Yarın yürüyüş yapılacak

Sebahat, "Mardin Ortaköy Mahallesi'nde 3 Haziran günü saat 11.00'de bir buluşma ile yasaklı bölgeye bir yürüyüş yapılarak ablukanın kaldırılması ve sivillerin çıkarılması talep edilecek. Bizler de orada olacağımız gibi genel merkez olarak tüm yurttaşların buna destek vermesini bekliyoruz. İnsanların gene yaşam alanlarına dönmesi için çabamız olacak" dedi.

'Hurşit Külter'i sağ istiyoruz'

Şırnak'ta kuşatmanın devam ettiğine dikkat çeken Sebahat, Şırnak'ta partilerinin il yöneticisinin gözaltında kaybedilmek istendiğini, bu yasaklar kapsamında parti yöneticilerinin katledildiğini de belirterek, "İl yöneticimiz Hurşit Külter'den haber alamıyoruz.
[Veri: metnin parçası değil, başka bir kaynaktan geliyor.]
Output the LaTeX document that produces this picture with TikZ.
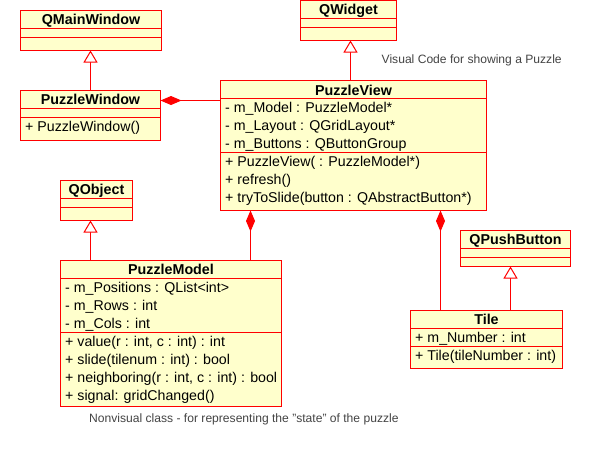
\documentclass[tikz,border=0pt]{standalone}
\usepackage{fontspec}
\setmainfont{Liberation Sans}
\usetikzlibrary{arrows.meta}
\definecolor{boxfill}{HTML}{FFFFCC}
\definecolor{notegray}{HTML}{444444}
\begin{document}
\begin{tikzpicture}[x=1pt,y=-1pt,
  umlbox/.style={draw=red,fill=boxfill,line width=1pt,inner sep=0pt,outer sep=0pt,anchor=north west,rectangle},
  sep/.style={draw=red,line width=1pt},
  ttl/.style={anchor=base,inner sep=0pt,font=\fontsize{14.3}{16}\selectfont\bfseries},
  mem/.style={anchor=base west,inner sep=0pt,font=\fontsize{14.2}{16}\selectfont},
  note/.style={anchor=base west,inner sep=0pt,text=notegray,font=\fontsize{12.1}{14}\selectfont},
  gen/.style={draw=red,line width=1pt,-{Triangle[length=12pt,width=14pt,fill=white]}},
  comp/.style={draw=red,line width=1pt,-{Diamond[length=21pt,width=9pt]}, red}
]
\useasboundingbox[fill=white] (0,0) rectangle (600,450);

% QMainWindow
\node[umlbox,minimum width=141pt,minimum height=40pt] (qmw) at (20.5,10.5) {};
\draw[sep] (20.5,28.5) -- (161.5,28.5) (20.5,37.5) -- (161.5,37.5);
\node[ttl] (qmwt) at (91,24) {QMainWindow};

% PuzzleWindow
\node[umlbox,minimum width=140pt,minimum height=50pt] (pw) at (20.5,90.5) {};
\draw[sep] (20.5,108.5) -- (160.5,108.5) (20.5,117.5) -- (160.5,117.5);
\node[ttl] (pwt) at (90.5,104.5) {PuzzleWindow};
\node[mem] (pwm1) at (25,131) {+ PuzzleWindow()};
\coordinate (pwline) at (0,100.5);

% QWidget
\node[umlbox,minimum width=96pt,minimum height=40pt] (qw) at (300.5,0.5) {};
\draw[sep] (300.5,18.5) -- (396.5,18.5) (300.5,27.5) -- (396.5,27.5);
\node[ttl] (qwt) at (348.5,14) {QWidget};

% PuzzleView
\node[umlbox,minimum width=266pt,minimum height=130pt] (pv) at (220.5,80.5) {};
\draw[sep] (220.5,98.5) -- (486.5,98.5) (220.5,152.5) -- (486.5,152.5);
\node[ttl] (pvt) at (353.5,95) {PuzzleView};
\node[mem] (pva1) at (225,112) {- m\_Model : PuzzleModel*};
\node[mem] (pva2) at (225,130) {- m\_Layout : QGridLayout*};
\node[mem] (pva3) at (225,148) {- m\_Buttons : QButtonGroup};
\node[mem] (pvm1) at (225,166) {+ PuzzleView( : PuzzleModel*)};
\node[mem] (pvm2) at (225,184) {+ refresh()};
\node[mem] (pvm3) at (225,202) {+ tryToSlide(button : QAbstractButton*)};

% QObject
\node[umlbox,minimum width=72pt,minimum height=40pt] (qo) at (60.5,180.5) {};
\draw[sep] (60.5,198.5) -- (132.5,198.5) (60.5,207.5) -- (132.5,207.5);
\node[ttl] (qot) at (96.5,194) {QObject};

% PuzzleModel
\node[umlbox,minimum width=221pt,minimum height=146pt] (pm) at (60.5,260.5) {};
\draw[sep] (60.5,278.5) -- (281.5,278.5) (60.5,332.5) -- (281.5,332.5);
\node[ttl] (pmt) at (171,274.5) {PuzzleModel};
\node[mem] (pma1) at (65,292) {- m\_Positions : QList<int>};
\node[mem] (pma2) at (65,310) {- m\_Rows : int};
\node[mem] (pma3) at (65,328) {- m\_Cols : int};
\node[mem] (pmm1) at (65,346) {+ value(r : int, c : int) : int};
\node[mem] (pmm2) at (65,364) {+ slide(tilenum : int) : bool};
\node[mem] (pmm3) at (65,382) {+ neighboring(r : int, c : int) : bool};
\node[mem] (pmm4) at (65,400) {+ signal: gridChanged()};

% QPushButton
\node[umlbox,minimum width=110pt,minimum height=36pt] (qpb) at (460.5,230.5) {};
\draw[sep] (460.5,248.5) -- (570.5,248.5) (460.5,257.5) -- (570.5,257.5);
\node[ttl] (qpbt) at (515.5,244) {QPushButton};

% Tile
\node[umlbox,minimum width=152pt,minimum height=58pt] (tile) at (410.5,310.5) {};
\draw[sep] (410.5,328.5) -- (562.5,328.5) (410.5,346.5) -- (562.5,346.5);
\node[ttl] (tilet) at (486.5,324) {Tile};
\node[mem] (tilea1) at (415,342) {+ m\_Number : int};
\node[mem] (tilem1) at (415,360) {+ Tile(tileNumber : int)};

% notes
\node[note] (n1) at (381.5,63) {Visual Code for showing a Puzzle};
\node[note] (n2) at (89,422.5) {Nonvisual class - for representing the "state" of the puzzle};

% connector x positions
\coordinate (x90) at (90.5,0);
\coordinate (x350) at (350.5,0);
\coordinate (x250) at (250.5,0);
\coordinate (x440) at (440.5,0);
\coordinate (x510) at (510.5,0);

% generalizations
\draw[gen] (x90 |- pw.north) -- (x90 |- qmw.south);
\draw[gen] (x350 |- pv.north) -- (x350 |- qw.south);
\draw[gen] (x90 |- pm.north) -- (x90 |- qo.south);
\draw[gen] (x510 |- tile.north) -- (x510 |- qpb.south);

% compositions
\draw[comp] (pwline -| pv.west) -- (pwline -| pw.east);
\draw[comp] (x250 |- pm.north) -- (x250 |- pv.south);
\draw[comp] (x440 |- tile.north) -- (x440 |- pv.south);
\end{tikzpicture}
\end{document}
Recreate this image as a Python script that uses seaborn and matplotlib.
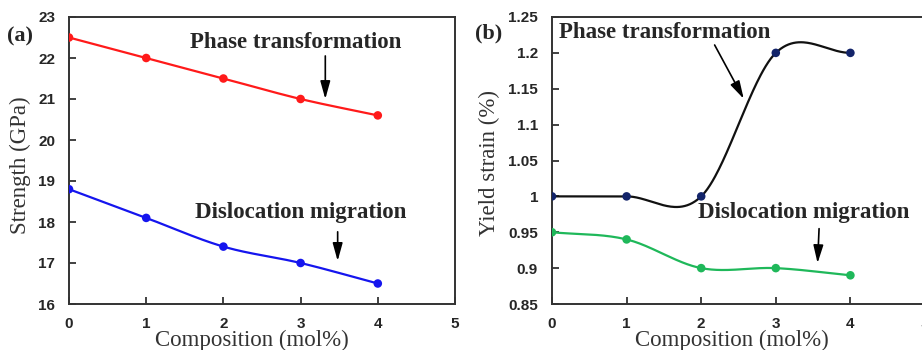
import numpy as np
import pandas as pd
import matplotlib
matplotlib.use("Agg")
import matplotlib.pyplot as plt
import seaborn as sns

# data
comp = [0, 1, 2, 3, 4]
strength_phase = [22.5, 22.0, 21.5, 21.0, 20.6]
strength_disloc = [18.8, 18.1, 17.4, 17.0, 16.5]
strain_phase = [1.0, 1.0, 1.0, 1.2, 1.2]
strain_disloc = [0.95, 0.94, 0.90, 0.90, 0.89]
xticks = [0, 1, 2, 3, 4, 5]
yticks_a = [16, 17, 18, 19, 20, 21, 22, 23]
yticks_b = [0.85, 0.9, 0.95, 1.0, 1.05, 1.1, 1.15, 1.2, 1.25]
yticklabels_b = ["0.85", "0.9", "0.95", "1", "1.05", "1.1", "1.15", "1.2", "1.25"]


def smooth(x, y, n=60):
    # Catmull-Rom style curve through the points (drawing only)
    x = np.asarray(x, float)
    y = np.asarray(y, float)
    m = np.gradient(y, x)
    xs, ys = [], []
    for i in range(len(x) - 1):
        h = x[i + 1] - x[i]
        t = np.linspace(0, 1, n)
        h00 = 2 * t**3 - 3 * t**2 + 1
        h10 = t**3 - 2 * t**2 + t
        h01 = -2 * t**3 + 3 * t**2
        h11 = t**3 - t**2
        xs.append(x[i] + h * t)
        ys.append(h00 * y[i] + h10 * h * m[i] + h01 * y[i + 1] + h11 * h * m[i + 1])
    return pd.DataFrame({"x": np.concatenate(xs), "y": np.concatenate(ys)})


sns.set_style("ticks")
plt.rcParams["font.family"] = ["Liberation Sans", "DejaVu Sans"]

fig = plt.figure(figsize=(9.22, 3.5), dpi=100)
ax1 = fig.add_axes([69 / 922, 46 / 350, 386 / 922, 287 / 350])
ax2 = fig.add_axes([552 / 922, 46 / 350, 373 / 922, 287 / 350])

serif = ["Liberation Serif", "DejaVu Serif"]
spine_c = "#333333"


def draw(ax, y, line_c, mark_c):
    df = pd.DataFrame({"x": comp, "y": y})
    sns.lineplot(data=smooth(comp, y), x="x", y="y", ax=ax, color=line_c,
                 lw=1.6, sort=False, estimator=None)
    sns.scatterplot(data=df, x="x", y="y", ax=ax, color=mark_c, s=38,
                    edgecolor="none", zorder=5)


draw(ax1, strength_phase, "#ff1a1a", "#ff1a1a")
draw(ax1, strength_disloc, "#1515ee", "#1515ee")
draw(ax2, strain_phase, "#111111", "#13246a")
draw(ax2, strain_disloc, "#1fb85a", "#1fb85a")

ax1.set_xlim(0, 5)
ax1.set_ylim(16, 23)
ax1.set_yticks(yticks_a)
ax2.set_xlim(0, 5)
ax2.set_ylim(0.85, 1.25)
ax2.set_yticks(yticks_b)
ax2.set_yticklabels(yticklabels_b)

for ax in (ax1, ax2):
    ax.set_xticks(xticks)
    ax.set_xlabel("")
    ax.set_ylabel("")
    ax.tick_params(direction="in", length=5, width=1.3, color=spine_c,
                   labelsize=11)
    ax.tick_params(axis="x", pad=9.5)
    ax.tick_params(axis="y", pad=10)
    for lab in ax.get_xticklabels() + ax.get_yticklabels():
        lab.set_fontweight("bold")
    for s in ax.spines.values():
        s.set_visible(True)
        s.set_color(spine_c)
        s.set_linewidth(1.4)

ann = dict(fontsize=16.5, fontweight="bold", family=serif, ha="center", va="center")
arr = dict(arrowstyle="-|>,head_length=0.9,head_width=0.25", color="black",
           lw=1.2, mutation_scale=12, shrinkA=0, shrinkB=0)

ax1.text(2.93, 22.37, "Phase transformation", **ann)
ax1.annotate("", xy=(3.32, 21.0), xytext=(3.32, 22.05), arrowprops=arr)
ax1.text(3.0, 18.24, "Dislocation migration", **ann)
ax1.annotate("", xy=(3.48, 17.05), xytext=(3.48, 17.76), arrowprops=arr)

ax2.text(1.51, 1.228, "Phase transformation", **ann)
ax2.annotate("", xy=(2.57, 1.136), xytext=(2.18, 1.211), arrowprops=arr)
ax2.text(3.37, 0.978, "Dislocation migration", **ann)
ax2.annotate("", xy=(3.56, 0.907), xytext=(3.58, 0.955), arrowprops=arr)

fig.text(20 / 922, 1 - 36 / 350, "(a)", fontsize=16, fontweight="bold",
         family=serif, ha="center", va="center")
fig.text(489 / 922, 1 - 33 / 350, "(b)", fontsize=16, fontweight="bold",
         family=serif, ha="center", va="center")

lab = dict(fontsize=16.5, family=serif, color="#333333", ha="center", va="center")
fig.text(20 / 922, 1 - 165 / 350, "Strength (GPa)", rotation=90, **lab)
fig.text(489 / 922, 1 - 163 / 350, "Yield strain (%)", rotation=90, **lab)
fig.text(252 / 922, 10 / 350, "Composition (mol%)", **lab)
fig.text(732 / 922, 10 / 350, "Composition (mol%)", **lab)

fig.savefig("out.png", dpi=100)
Gözaltına alındığına dair görgü tanıkları var bilgi var. Ama bunun karşısına bir cevap alamıyoruz. Kaç gündür vekil arkadaşlarımız ve bizler girişimlerde bulunuyoruz. Ama devlet buna cevap bile vermiyor. Yani bırakalım gözaltına alınıp alınmadığını, işkence görüp görmediğine ve şimdi nerde olduğuna dair hiçbir bilgimiz yok. Bunu da unutmamak gerek Şırnak bu konuda daha öncede faili meçhullerle karşı karşıya kaldı. Ebubekir Deniz ve Serdar Tanış arkadaşlarımız hala kayıp. Arkadaşımızı sağ aldınız sağ istiyoruz" dedi.